Future Work: Probabilistic Data Structures

JAF plans to add probabilistic data structures for massive-scale operations:

Bloom Filters

# Memory-efficient approximate distinct
stream("huge.jsonl").distinct_approx(
    fpr=0.001  # False positive rate
)

Count-Min Sketch

# Heavy hitters detection
stream("events.jsonl").top_k(
    k=100,
    sketch_width=1000,
    sketch_depth=5
)

HyperLogLog

# Cardinality estimation
count = stream("data.jsonl").cardinality_estimate(
    precision=14  # ±1.04% error
)

These provide controllable accuracy/memory tradeoffs with theoretical guarantees, enabling billion-item operations on commodity hardware.

Integration with Ecosystem

JAF works seamlessly with other tools:

With jsonl-algebra

jaf filter orders.jsonl '["gt?", "@amount", 100]' --eval | \
ja groupby customer_id --aggregate 'total:amount:sum'

With jq

jaf filter data.jsonl '["exists?", "@metadata"]' --eval | \
jq '.metadata'

With Unix tools

jaf map users.jsonl "@email" --eval | sort | uniq -c

Why S-Expressions?

JAF’s choice of S-expressions for the primary query language might seem unusual, but it has deep advantages:

1. Unambiguous parsing: No operator precedence rules to remember

# Clear nesting
["and", ["gt?", "@x", 5], ["lt?", "@y", 10]]

# vs ambiguous infix
x > 5 and y < 10  # Is this (x > 5) and (y < 10) or x > (5 and y) < 10?

2. Homoiconic: Code is data

query = ["and", ["eq?", "@status", "active"], placeholder]
# Can manipulate query as data structure
query[2] = ["gt?", "@age", 18]

3. Composable ASTs:

def build_query(conditions):
    return ["and"] + conditions

query = build_query([
    ["eq?", "@verified", true],
    ["gt?", "@score", 100]
])

4. Language-agnostic: JSON arrays work in any language

{
  "query": ["and", ["eq?", "@status", "active"], ["gt?", "@age", 18]]
}

Theoretical Foundation

JAF implements boolean algebra over document collections:

Predicates as Sets

Each predicate \(p: \mathcal{D} \to \mathbb{B}\) defines a subset:

\[ S_p = \{d \in \mathcal{D} \mid p(d) = \text{true}\} \]

Boolean Operations

\[ \text{AND}(p_1, p_2) \Rightarrow S_{p_1} \cap S_{p_2} \]

\[ \text{OR}(p_1, p_2) \Rightarrow S_{p_1} \cup S_{p_2} \]

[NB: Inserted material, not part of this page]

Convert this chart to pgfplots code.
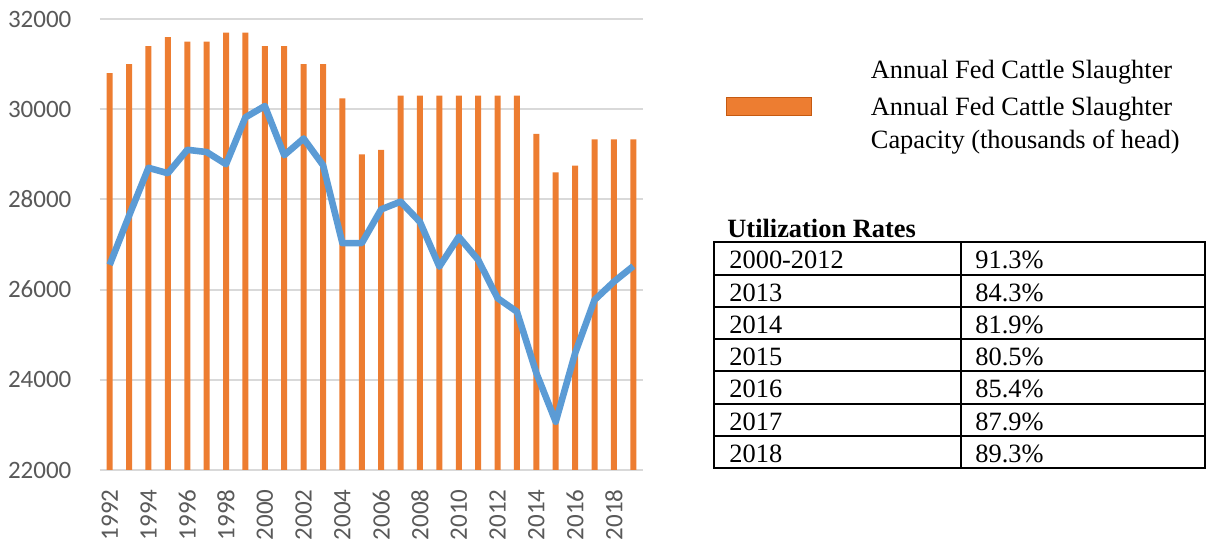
\documentclass[border=0pt]{standalone}
\usepackage{pgfplots}
\pgfplotsset{compat=1.18}
\usepackage{pgfplotstable}
\usepackage{fontspec}
\setmainfont{Liberation Serif}
\newfontfamily\calibri{Carlito}
\definecolor{barorange}{HTML}{ED7D31}
\definecolor{barborder}{HTML}{C55A11}
\definecolor{lineblue}{HTML}{5B9BD5}
\definecolor{gridgray}{HTML}{D9D9D9}
\definecolor{tickgray}{HTML}{595959}
\pgfplotstableread{
year cap
1992 30800
1993 31000
1994 31400
1995 31600
1996 31500
1997 31500
1998 31700
1999 31700
2000 31400
2001 31400
2002 31000
2003 31000
2004 30240
2005 29000
2006 29100
2007 30300
2008 30300
2009 30300
2010 30300
2011 30300
2012 30300
2013 30300
2014 29450
2015 28600
2016 28750
2017 29330
2018 29330
2019 29330
}\capacity
\pgfplotstableread{
year slaughter
1992 26550
1993 27640
1994 28700
1995 28580
1996 29100
1997 29050
1998 28780
1999 29820
2000 30070
2001 28980
2002 29350
2003 28760
2004 27030
2005 27030
2006 27780
2007 27950
2008 27500
2009 26510
2010 27170
2011 26660
2012 25810
2013 25510
2014 24150
2015 23070
2016 24590
2017 25770
2018 26175
2019 26520
}\slaughter
\begin{document}
\begin{tikzpicture}
\useasboundingbox (0,0) rectangle (605.5pt,-272pt);
\begin{axis}[
  at={(50pt,-235pt)}, anchor=south west,
  scale only axis, width=271.5pt, height=225.5pt,
  xmin=1991.5, xmax=2019.5, ymin=22000, ymax=32000,
  xtick={1992,1994,...,2018},
  ytick={22000,24000,...,32000},
  axis line style={draw=none},
  tick style={draw=none},
  ymajorgrids,
  major grid style={gridgray, line width=1pt},
  scaled y ticks=false,
  /pgf/number format/assume math mode=true,
  /pgf/number format/1000 sep={},
  ticklabel style={font=\calibri\fontsize{12.5}{14}\selectfont, text=tickgray, inner sep=0pt},
  yticklabel style={anchor=east},
  yticklabel shift=14.1pt,
  xticklabel style={rotate=90, anchor=east},
  xticklabel shift=9.5pt,
  legend style={at={(1.15285,0.92173)}, anchor=north west, draw=none, fill=none,
    inner sep=0pt, row sep=1.95pt, column sep=0pt,
    nodes={inner sep=0pt, text depth=},
    font=\fontsize{13.2}{16.7}\selectfont},
  legend cell align=left,
  reverse legend,
]
\addplot[ybar, bar width=3pt, fill=barorange, draw=none,
  legend image code/.code={\draw[fill=barorange, draw=barborder, line width=0.5pt] (0pt,5pt) rectangle (42.5pt,13.7pt); \path (72pt,9pt);}]
  table[x=year, y=cap] {\capacity};
\addlegendentry{\begin{tabular}[t]{@{}l@{}}Annual Fed Cattle Slaughter\\Capacity (thousands of head)\end{tabular}}
\addplot[sharp plot, lineblue, line width=3.3pt, line join=round, mark=none,
  legend image code/.code={}]
  table[x=year, y=slaughter] {\slaughter};
\addlegendentry{\begin{tabular}[t]{@{}l@{}}Annual Fed Cattle Slaughter\end{tabular}}
\end{axis}
\begin{scope}[x=0.5pt,y=-0.5pt, font=\fontsize{13.2}{16}\selectfont]
\node[anchor=base west, inner sep=0pt, font=\bfseries\fontsize{13.2}{16}\selectfont] at (727,237.3) {Utilization Rates};
\draw[line width=1pt] (714,242.3) rectangle (1205,468.3);
\draw[line width=1pt] (960.7,242.3) -- (960.7,468.3);
\foreach \k in {1,...,6} \draw[line width=1pt] (714,242.3+32.29*\k) -- (1205,242.3+32.29*\k);
\foreach \lab/\val [count=\i from 0] in {2000-2012/91.3\%, 2013/84.3\%, 2014/81.9\%, 2015/80.5\%, 2016/85.4\%, 2017/87.9\%, 2018/89.3\%} {
  \node[anchor=base west, inner sep=0pt] at (729, 242.3+32.29*\i+26.5) {\lab};
  \node[anchor=base west, inner sep=0pt] at (975, 242.3+32.29*\i+26.5) {\val};
}
\end{scope}
\end{tikzpicture}
\end{document}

\[ \text{NOT}(p) \Rightarrow \mathcal{D} \setminus S_p \]

Homomorphism

The filter operation is a monoid homomorphism:

\[ \text{filter}(C_1 \cup C_2, p) = \text{filter}(C_1, p) \cup \text{filter}(C_2, p) \]

This guarantees:

✅ Parallelizable: Can split collection and filter in parallel
✅ Composable: Sequential filters commute
✅ Streaming: Can process incrementally

Design Principles

🚀 Lazy by Default: Build pipelines, execute when ready

🔗 Fluent API: Method chaining for readable code

🧩 Composable: Operations combine freely

📦 Source Agnostic: Files, stdin, memory, compressed, infinite streams

🛡️ Safe: Graceful handling of missing paths, malformed data

⚡ Efficient: Constant memory, early termination, windowed operations

🎯 Unix Philosophy: Works great with pipes and command-line tools

Quick Start

# Install
pip install jaf

# Basic usage
jaf filter data.jsonl '(gt? @age 25)' --eval

Python API:

from jaf import stream

# Build lazy pipeline
pipeline = stream("users.jsonl") \
    .filter(["eq?", "@status", "active"]) \
    .map("@email") \
    .take(100)

# Execute when ready
for email in pipeline.evaluate():
    send_newsletter(email)

When to Use JAF vs Dotsuite

Use JAF when:

✅ Processing large datasets (GB+)
✅ Need lazy evaluation
✅ Production systems
✅ Advanced path features (regex, fuzzy)
✅ Windowed operations for memory efficiency

Use dotsuite when:

✅ Learning data processing concepts
✅ Teaching/prototyping
✅ Small datasets that fit in memory
✅ Want simple, copyable code
✅ Building custom tools

Use both:

Prototype with dotsuite concepts
Productionize with JAF
Teach with dotsuite, build with JAF

Resources

Repository: github.com/queelius/jaf
Documentation: Getting Started
API Guide: API Reference
Query Language: Query Syntax
Cookbook: Practical Examples
Dotsuite Pedagogy: Understanding JAF Through Dotsuite

License

MIT

JAF: Where dotsuite’s pedagogical concepts meet production reality. Boolean algebra over nested JSON, streaming all the way down.